SYNOPSIS: Buganda, as the territory is called, was one of Four hereditary kingdoms abolished after Uganda became independent. Four of its kings are buried at Kisubi, outside ampala. Monarchist clansmen who look after the site have asked for help from successive Uganda governments to repair the rotting thatch and derelict boundary fences. The guardians have been collecting money from their own people, but the thatch and its transport cost more than they can afford.
The tombs date back to the late nineteenth century -- the great days of the Buganda monarchy. The first ruler to be buried here was Kabaka Mutesa the First, in 1884; the last, the ill-fated Mutesa the Second. Inside are relics such as a stuffed leopard, which was one of Kabaka's pets, and furniture given to another by a British explorer.
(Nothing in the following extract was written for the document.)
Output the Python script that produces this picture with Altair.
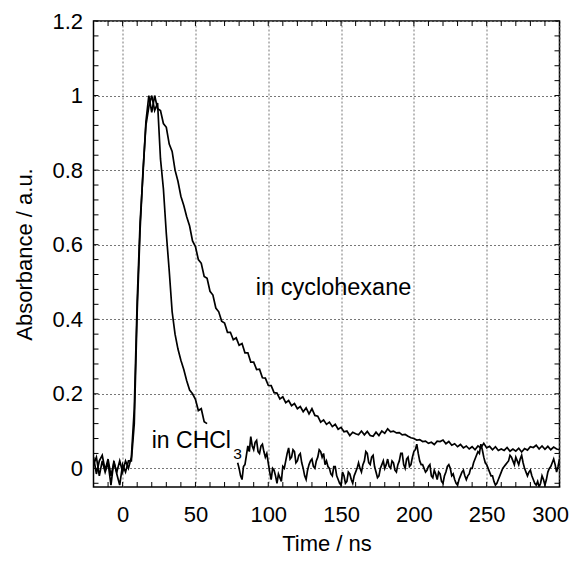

Mutesa the Second, the last Kabaka, was also Uganda's first president, elected in 1963. But it was not long before he found himself in total disagreement with the Prime Minister, Milton Obote. Dr. Obote brought in a new constitution, abolishing the kingdoms, and the Kabaka fled into exile in London. He stayed there in considerable poverty till he died in 1969 at the age of 45, officially of "acute alcoholic poisoning".
In 1971, General Idi Amin, who had overthrown President Obote, had the Kabaka's body brought back from Britain, to be reburied with full military honours among the graves of his ancestors. But some Bagandans have never been fully satisfied. There were rumours that the Kabaka had been poisoned in London. Despite the fact that the body lay in state in a perspex coffin for all to see, there are some who still believe that it was not that of the Kabaka at all.
The burial place is looked after by the elders of the Bataka clan of the Baganda. The Chairman of Abataka Cultural Heritage, Edirise Kasirye Kibondwe told June Doctor about his problems.
Four days later, Mr. Kibondwe and two other people were arrested. They were leading figures among a group of about two hundred who have been camping outside the tombs for the last six months. They claim to represent all 52 clans of the Baganda people, and are staying there to try to impress their demands for the care of the tombs on the Uganda government.